Os barraqueiros que atuavam na faixa de areia tinham autorização da gestão municipal. O juiz, no entanto, considerava que eles estavam ali ilegalmente, pois faltava a anuência do governo federal. Com retórica implacável, ele classificou a orla como “favelizada, imunda, entupida de armações em alvenaria” e determinou a demolição das barracas. A Associação dos Comerciantes em Barracas de Praia chegou a entrar com mandados de segurança contestando a decisão do juiz Carlos D’Avila Teixeira. Ainda assim, a sentença, executada com a força das máquinas, resultou, ao final, na destruição de 447 barracas ao longo dos 64 km de litoral da cidade.

Sob pedra

14 anos se passaram e o processo segue correndo na Justiça. Correndo não, parado, como se uma pedra tivesse sido colocada sobre ele. Sequer muda de instância. Com a proibição de construções na faixa de areia, os banhistas seguem sem banheiro ou qualquer estrutura, com barracas de lona precárias e o pior: sem clientes ou, no máximo, alguns gatos pingados.

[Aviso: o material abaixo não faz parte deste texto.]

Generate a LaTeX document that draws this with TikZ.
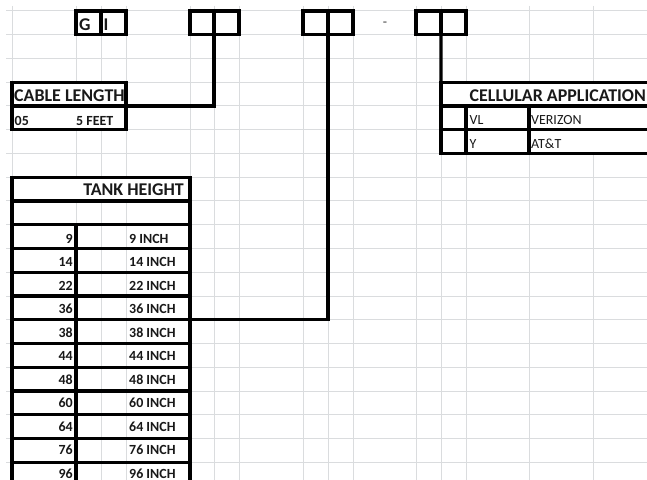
\documentclass[tikz,border=0pt]{standalone}
\usepackage{fontspec}
\setmainfont{Carlito}
\definecolor{gridc}{RGB}{218,220,222}
\definecolor{ink}{RGB}{25,25,25}
\begin{document}
\begin{tikzpicture}[x=1bp,y=-1bp,
  gridline/.style={draw=gridc,line width=1bp},
  heavy/.style={draw=black,line width=3.2bp},
  cellbox/.style={heavy,fill=white,inner sep=0pt,outer sep=0pt,anchor=north west,minimum height=23.75bp},
  openbox/.style={heavy,inner sep=0pt,outer sep=0pt,anchor=north west,minimum height=23.75bp},
  conn/.style={draw=black,line width=3.2bp},
  hdr/.style={font=\bfseries\fontsize{18}{20}\selectfont,inner sep=0pt,text=ink},
  dat/.style={font=\bfseries\fontsize{14}{16}\selectfont,inner sep=0pt,text=ink},
  reg/.style={font=\fontsize{14}{16}\selectfont,inner sep=0pt,text=ink}]
\clip (0,0) rectangle (647,480);
\fill[white] (0,0) rectangle (647,480);
% spreadsheet grid
\foreach \x in {12,76,101,126,190,214,239,303,328,353,416,441,466,529,593}
  \draw[gridline] (\x,6) -- (\x,480);
\foreach \k in {0,...,20}
  \draw[gridline] (6,{11+23.75*\k}) -- (647,{11+23.75*\k});

% code boxes in the top row
\node[cellbox,minimum width=25bp] (ga) at (76,11) {};
\node[cellbox,minimum width=25bp] (gb) at (101,11) {};
\node[hdr,anchor=base west] (tg) at (79,30.5) {G};
\node[hdr,anchor=base west] (ti) at (103.5,30.5) {I};
\node[cellbox,minimum width=24bp] (b2a) at (190,11) {};
\node[cellbox,minimum width=25bp] (b2b) at (214,11) {};
\node[cellbox,minimum width=25bp] (b3a) at (303,11) {};
\node[cellbox,minimum width=25bp] (b3b) at (328,11) {};
\node[reg,text=black!75] (dash) at (385,24) {-};
\node[cellbox,minimum width=25bp] (b4a) at (416,11) {};
\node[cellbox,minimum width=25bp] (b4b) at (441,11) {};

% cable length table
\node[cellbox,minimum width=114bp,minimum height=47.5bp] (cable) at (12,82.25) {};
\draw[heavy] (cable.west) -- (cable.east);
\node[hdr,anchor=base west] (tcable) at (14,101.5) {CABLE LENGTH};
\node[dat,anchor=base west] (t05) at (14.5,126) {05};
\node[dat,anchor=base west] (t5ft) at (76,126) {5 FEET};

% cellular application table
\node[cellbox,minimum width=260bp] (cellhdr) at (441,82.25) {};
\node[cellbox,minimum width=25bp] (c1a) at (441,106) {};
\node[cellbox,minimum width=63bp] (c1b) at (466,106) {};
\node[cellbox,minimum width=172bp] (c1c) at (529,106) {};
\node[cellbox,minimum width=25bp] (c2a) at (441,129.75) {};
\node[cellbox,minimum width=63bp] (c2b) at (466,129.75) {};
\node[cellbox,minimum width=172bp] (c2c) at (529,129.75) {};
\node[hdr,anchor=base west] (tcell) at (469.5,101.5) {CELLULAR APPLICATION};
\node[reg,anchor=base west] (tvl) at (469.5,125) {VL};
\node[reg,anchor=base west] (tver) at (531,125) {VERIZON};
\node[reg,anchor=base west] (ty) at (469.5,148.5) {Y};
\node[reg,anchor=base west] (tatt) at (531,148.5) {AT\&T};

% tank height table
\node[cellbox,minimum width=178bp] (tankhdr) at (12,177.25) {};
\node[hdr,anchor=base east] (ttank) at (184,196) {TANK HEIGHT};
\node[openbox,minimum width=178bp] (tankblank) at (12,201) {};
\foreach \v [count=\i from 0] in {9,14,22,36,38,44,48,60,64,76,96} {
  \pgfmathsetmacro\rtop{224.75+23.75*\i}
  \pgfmathsetmacro\rbase{\rtop+18.3-0.25*\i}
  \node[cellbox,minimum width=64bp] (l\v) at (12,\rtop) {};
  \node[openbox,minimum width=114bp] (t\v) at (76,\rtop) {};
  \node[dat,anchor=base east] (nl\v) at (73,\rbase) {\v};
  \node[dat,anchor=base west] (nr\v) at (129,\rbase) {\v\ INCH};
}

% connectors
\draw[conn] (b2a.south east) |- (cable.east);
\draw[conn] (b3a.south east) |- (t36.south east);
\draw[conn] (b4a.south east) -- (cellhdr.north west);
\end{tikzpicture}
\end{document}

“Aqui a gente sofre. Não tem banheiro, não tem policiamento, e os turistas reclamam. É uma vergonha”. O lamento é do comerciante Raimundo Melo. Ele e outros colegas precisam improvisar cozinhas comunitárias fora da faixa, muitos alugam espaços para guardar o material e permanecem sem água ou sistemas adequados de descarte de lixo. Toda essa estrutura exige ainda que eles desembolsem todo mês R$ 319 para atuar na orla.

Expulsos da areia

Desde então, todo projeto que tentou recuperar a orla precisou ser fora da faixa de areia. Um exemplo foram os quiosques lançados em 2015, na gestão de ACM Neto. A proposta fracassou, porque, além da estética “playground de condomínio do Corredor da Vitória”, ela era desconectada do comportamento do soteropolitano nas praias, acostumado a consumir com o pé na areia. Projetos de revitalização tropeçaram entre decisões judiciais e desinteresse, perdem os comerciantes, os banhistas e as cidades.